Manche (Ober-)Verwaltungsgerichte sprechen aktuell Abschiebungsverbote für potentiell Betroffene aus. Beispielsweise hat im Dezember 2020 der Verwaltungsgerichtshof Baden-Württemberg auf Grund der verheerenden wirtschaftlichen Folgen der Covid-19-Pandemie in Afghanistan seine Rechtsprechung in Bezug auf Abschiebungsverbote für junge alleinstehende junge Männer nach § 60 Abs. 5 AufenthG i.V.m. Art. 3 EMRK modifiziert. Galt zuvor, dass bei dieser Personengruppe »besondere, individuell erschwerende Umstände« hinzukommen mussten, um ein Abschiebungsverbot aussprechen zu können, gilt jetzt umgekehrt, dass die hohen Anforderungen des Abschiebungsverbots regelmäßig erfüllt sind, wenn »keine besonderen begünstigenden Umstände« vorliegen.

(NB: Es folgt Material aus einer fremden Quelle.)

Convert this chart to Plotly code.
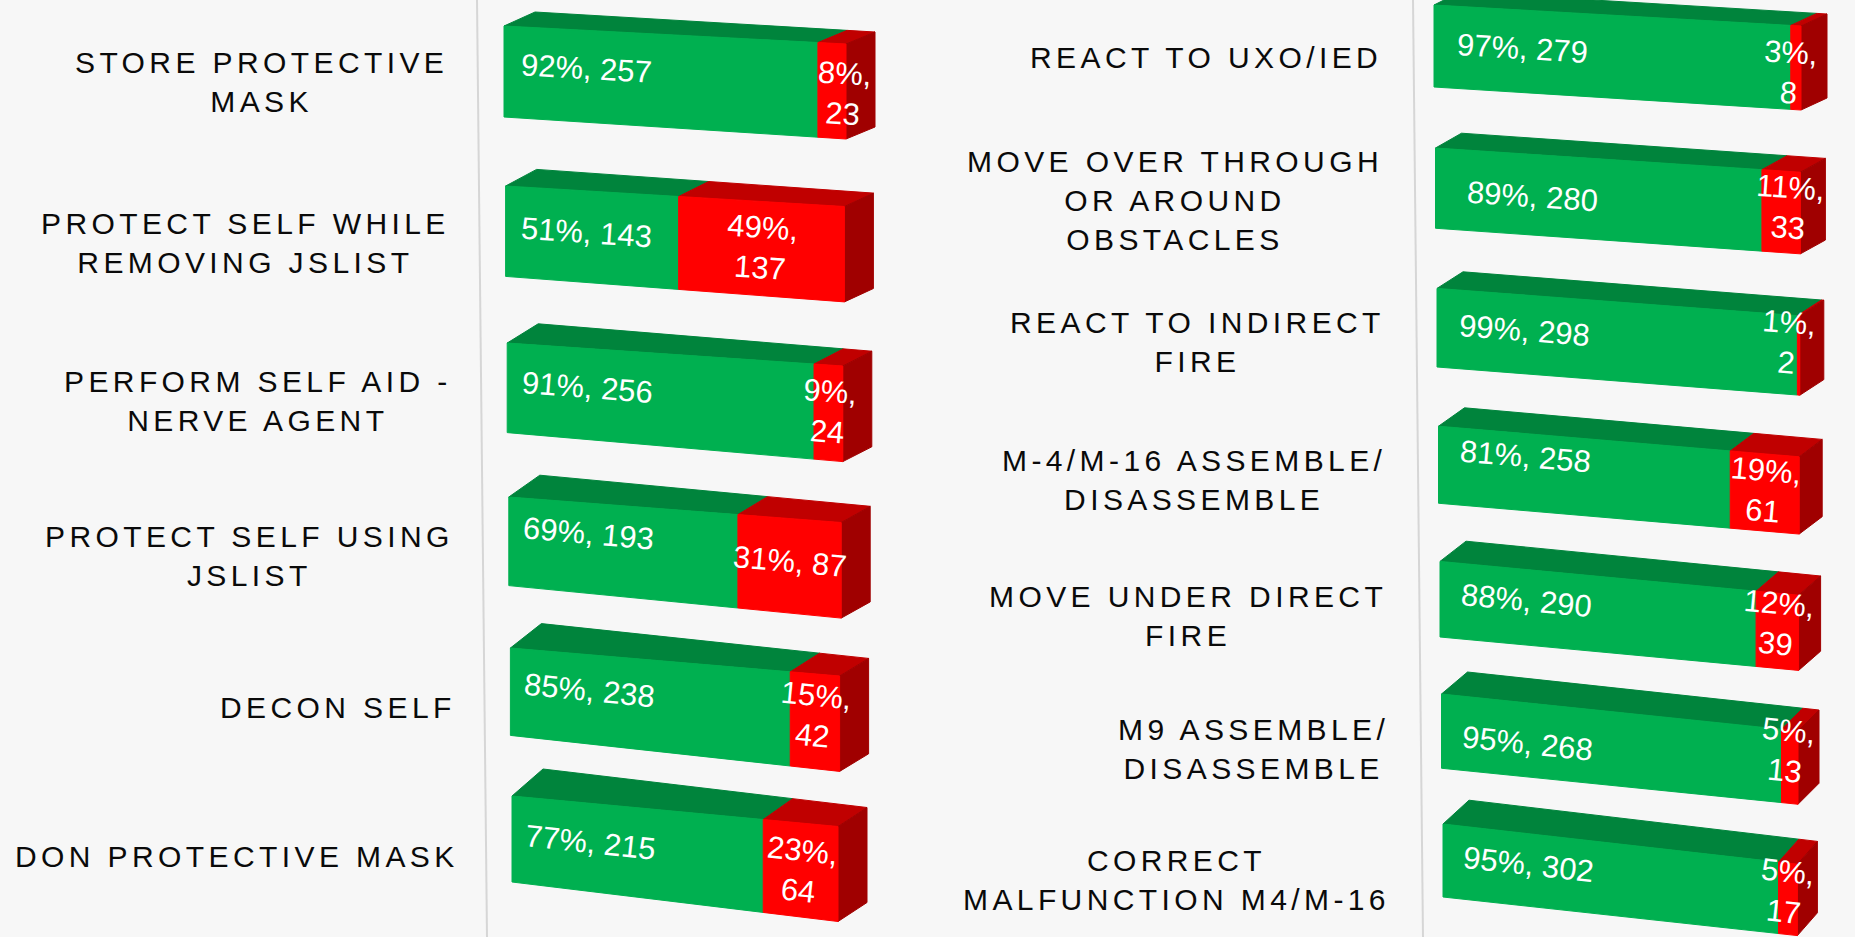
import math
import plotly.graph_objects as go

# ---------------- DATA ----------------
left_tasks = [
    "STORE PROTECTIVE<br>MASK",
    "PROTECT SELF WHILE<br>REMOVING JSLIST",
    "PERFORM SELF AID -<br>NERVE AGENT",
    "PROTECT SELF USING<br>JSLIST",
    "DECON SELF",
    "DON PROTECTIVE MASK",
]
left_go = [257, 143, 256, 193, 238, 215]
left_nogo = [23, 137, 24, 87, 42, 64]
left_go_pct = [92, 51, 91, 69, 85, 77]
left_nogo_pct = [8, 49, 9, 31, 15, 23]

right_tasks = [
    "REACT TO UXO/IED",
    "MOVE OVER THROUGH<br>OR AROUND<br>OBSTACLES",
    "REACT TO INDIRECT<br>FIRE",
    "M-4/M-16 ASSEMBLE/<br>DISASSEMBLE",
    "MOVE UNDER DIRECT<br>FIRE",
    "M9 ASSEMBLE/<br>DISASSEMBLE",
    "CORRECT<br>MALFUNCTION M4/M-16",
]
right_go = [279, 280, 298, 258, 290, 268, 302]
right_nogo = [8, 33, 2, 61, 39, 13, 17]
right_go_pct = [97, 89, 99, 81, 88, 95, 95]
right_nogo_pct = [3, 11, 1, 19, 12, 5, 5]

# ---------------- STYLE ----------------
left_nogo_wrap = [True, True, True, False, True, True]
right_nogo_wrap = [True, True, True, True, True, True, True]

# label nudges (pixels) as placed in the original chart
left_go_nudge = [(0, -5), (0, -1), (0, -4), (0, -12), (0, -6), (0, -2)]
right_go_nudge = [(0, 0), (9, 5), (0, -1), (0, -13), (0, -4), (0, 7), (0, -2)]
left_nogo_nudge = [(12, 2), (0, -2), (0, -2), (0, -5), (0, -7), (0, 0)]
right_nogo_nudge = [(0, 4), (8, -5), (0, -14), (0, -3), (0, -8), (0, -17), (0, -8)]

GREEN_FRONT = "#00b050"
GREEN_TOP = "#00843c"
RED_FRONT = "#ff0000"
RED_TOP = "#c00000"
RED_END = "#a00000"
BG = "#f7f7f7"
WALL = "#d6d6d6"
FONT = "Liberation Sans, Arial, sans-serif"
W, H = 1855, 937

# perspective model of each panel (pixel space of the figure axes)
LEFT_GEOM = dict(
    L=lambda i: 504 + 1.6 * i,
    R=lambda i: 846 - 1.6 * i,
    TL=lambda i: 26 + 161.5 * i - 1.5 * i * i,
    BL=lambda i: 117 + 161 * i - 1.6 * i * i,
    st=lambda i: 18 + 2.5 * i,
    sb=lambda i: 22 + 3.5 * i,
    dxl=lambda i: 31,
    dxr=lambda i: 29,
    dyl=lambda i: -14 - 2.6 * i,
    dyr=lambda i: -12 - 1.4 * i,
    lab=lambda i: 450 + 2.1 * i,
    wall=((477, 0), (487, H)),
)
RIGHT_GEOM = dict(
    L=lambda i: 1434 + 1.5 * i,
    R=lambda i: 1801 - 0.6 * i,
    TL=lambda i: 5 + 144.3 * i - 1.3 * i * i,
    BL=lambda i: 87 + 142.5 * i - 1.25 * i * i,
    st=lambda i: 21 + 3.2 * i,
    sb=lambda i: 23 + 2.6 * i,
    dxl=lambda i: 26,
    dxr=lambda i: 26 - 1.0 * i,
    dyl=lambda i: -13 - 1.8 * i,
    dyr=lambda i: -12 - 1.8 * i,
    lab=lambda i: 1384 + 1.3 * i,
    wall=((1413, 0), (1423, H)),
)


def front(g, i, u, v):
    x = g["L"](i) + u * (g["R"](i) - g["L"](i))
    yt = g["TL"](i) + u * g["st"](i)
    yb = g["BL"](i) + u * g["sb"](i)
    return x, yt + v * (yb - yt)


def depth(g, i, u):
    dx = g["dxl"](i) + u * (g["dxr"](i) - g["dxl"](i))
    dy = g["dyl"](i) + u * (g["dyr"](i) - g["dyl"](i))
    return dx, dy


def add(pt, d):
    return pt[0] + d[0], pt[1] + d[1]


polys = {k: ([], []) for k in ["gtop", "rtop", "rend", "gfront", "rfront"]}


def push(key, pts):
    xs, ys = polys[key]
    for p in pts + [pts[0]]:
        xs.append(p[0])
        ys.append(p[1])
    xs.append(None)
    ys.append(None)


annotations = []


def build_panel(g, tasks, go_n, nogo_n, go_pct, nogo_pct, wrap, go_nudge, nogo_nudge):
    for i in range(len(tasks)):
        ub = go_n[i] / (go_n[i] + nogo_n[i])
        # front faces
        push("gfront", [front(g, i, 0, 0), front(g, i, ub, 0), front(g, i, ub, 1), front(g, i, 0, 1)])
        push("rfront", [front(g, i, ub, 0), front(g, i, 1, 0), front(g, i, 1, 1), front(g, i, ub, 1)])
        # top faces
        push("gtop", [front(g, i, 0, 0), front(g, i, ub, 0),
                      add(front(g, i, ub, 0), depth(g, i, ub)), add(front(g, i, 0, 0), depth(g, i, 0))])
        push("rtop", [front(g, i, ub, 0), front(g, i, 1, 0),
                      add(front(g, i, 1, 0), depth(g, i, 1)), add(front(g, i, ub, 0), depth(g, i, ub))])
        # end face
        push("rend", [front(g, i, 1, 0), add(front(g, i, 1, 0), depth(g, i, 1)),
                      add(front(g, i, 1, 1), depth(g, i, 1)), front(g, i, 1, 1)])

        width = g["R"](i) - g["L"](i)
        ang = math.degrees(math.atan(((g["st"](i) + g["sb"](i)) / 2) / width))

        # green label
        gx, gy = front(g, i, 0.24, 0.5)
        annotations.append(dict(
            x=gx + go_nudge[i][0], y=gy - 3 + go_nudge[i][1], xref="x", yref="y",
            text=f"{go_pct[i]}%, {go_n[i]}",
            showarrow=False, xanchor="center", yanchor="middle", textangle=ang,
            font=dict(family=FONT, size=31, color="white"),
        ))
        # red label
        uc = (ub + 1) / 2
        rx, ry = front(g, i, uc, 0.5)
        rx = min(rx, g["R"](i) - 12)
        sep = ",<br>" if wrap[i] else ", "
        annotations.append(dict(
            x=rx + nogo_nudge[i][0], y=ry + 1 + nogo_nudge[i][1], xref="x", yref="y",
            text=f"{nogo_pct[i]}%{sep}{nogo_n[i]}",
            showarrow=False, xanchor="center", yanchor="middle", textangle=ang, align="center",
            font=dict(family=FONT, size=31, color="white"),
        ))
        # category label
        lx = g["lab"](i)
        _, ly = front(g, i, 0.5, 0.5)
        txt = "<br>".join(
            f"<span style='letter-spacing:4.4px'>{line}</span>" for line in tasks[i].split("<br>")
        )
        annotations.append(dict(
            x=lx, y=ly, xref="x", yref="y", text=txt, showarrow=False,
            xanchor="right", yanchor="middle", align="center",
            font=dict(family=FONT, size=30, color="#0a0a0a"),
        ))


build_panel(LEFT_GEOM, left_tasks, left_go, left_nogo, left_go_pct, left_nogo_pct,
            left_nogo_wrap, left_go_nudge, left_nogo_nudge)
build_panel(RIGHT_GEOM, right_tasks, right_go, right_nogo, right_go_pct, right_nogo_pct,
            right_nogo_wrap, right_go_nudge, right_nogo_nudge)

fig = go.Figure()

# wall edges
for g in (LEFT_GEOM, RIGHT_GEOM):
    (x0, y0), (x1, y1) = g["wall"]
    fig.add_trace(go.Scatter(x=[x0, x1], y=[y0, y1], mode="lines",
                             line=dict(color=WALL, width=2), hoverinfo="skip"))

colors = {"gtop": GREEN_TOP, "rtop": RED_TOP, "rend": RED_END,
          "gfront": GREEN_FRONT, "rfront": RED_FRONT}
names = {"gtop": "GO (top)", "rtop": "NO GO (top)", "rend": "NO GO (end)",
         "gfront": "GO", "rfront": "NO GO"}
for key in ["gtop", "rtop", "rend", "gfront", "rfront"]:
    xs, ys = polys[key]
    fig.add_trace(go.Scatter(
        x=xs, y=ys, mode="lines", fill="toself", fillcolor=colors[key],
        line=dict(color=colors[key], width=1), name=names[key], hoverinfo="skip",
    ))

fig.update_layout(
    width=W, height=H,
    margin=dict(l=0, r=0, t=0, b=0),
    paper_bgcolor=BG, plot_bgcolor=BG,
    showlegend=False,
    xaxis=dict(range=[0, W], visible=False, fixedrange=True),
    yaxis=dict(range=[H, 0], visible=False, fixedrange=True),
    annotations=annotations,
)

fig.write_html(
    "out.html",
    config={"displayModeBar": False},
    post_script="document.body.style.margin='0';document.body.style.overflow='hidden';",
)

Solche könnten zum Beispiel ein hinreichend tragfähiges familiäres oder soziales Netzwerk sein, nachhaltige finanzielle oder materielle Unterstützung durch Dritte oder ein ausreichendes vorhandenes Vermögen. Der VGH Baden-Württemberg geht davon aus, dass selbst eine besondere Belastbarkeit, Durchsetzungsfähigkeit oder fachliche Qualifikationen ohne die genannten begünstigenden Umstände Betroffene nicht in die Lage versetzen würden, in Afghanistan ihren Lebensunterhalt »zumindest am Rande des Existenzminimums nachhaltig zu sichern«. Er stützt sich dabei auf ein Gutachten von Eva-Catharina Schwörer, in welchem diese zu dem Schluss kam: »Für abgeschobene Afghanen aus Europa war es bereits vor COVID-19 ohne finanzielle Hilfen sehr schwer, in Afghanistan ihren Lebensunterhalt auf legale Weise zu bestreiten. Mittlerweile grenzt dies an Unmöglichkeit«. Viele der von den monatlichen Sammelabschiebungen Betroffenen befinden sich in einer entsprechenden Situation, da sie in Afghanistan nicht über ein unterstützungsbereites und –fähiges familiäres oder soziales Netzwerk oder über finanzielle Ressourcen verfügen.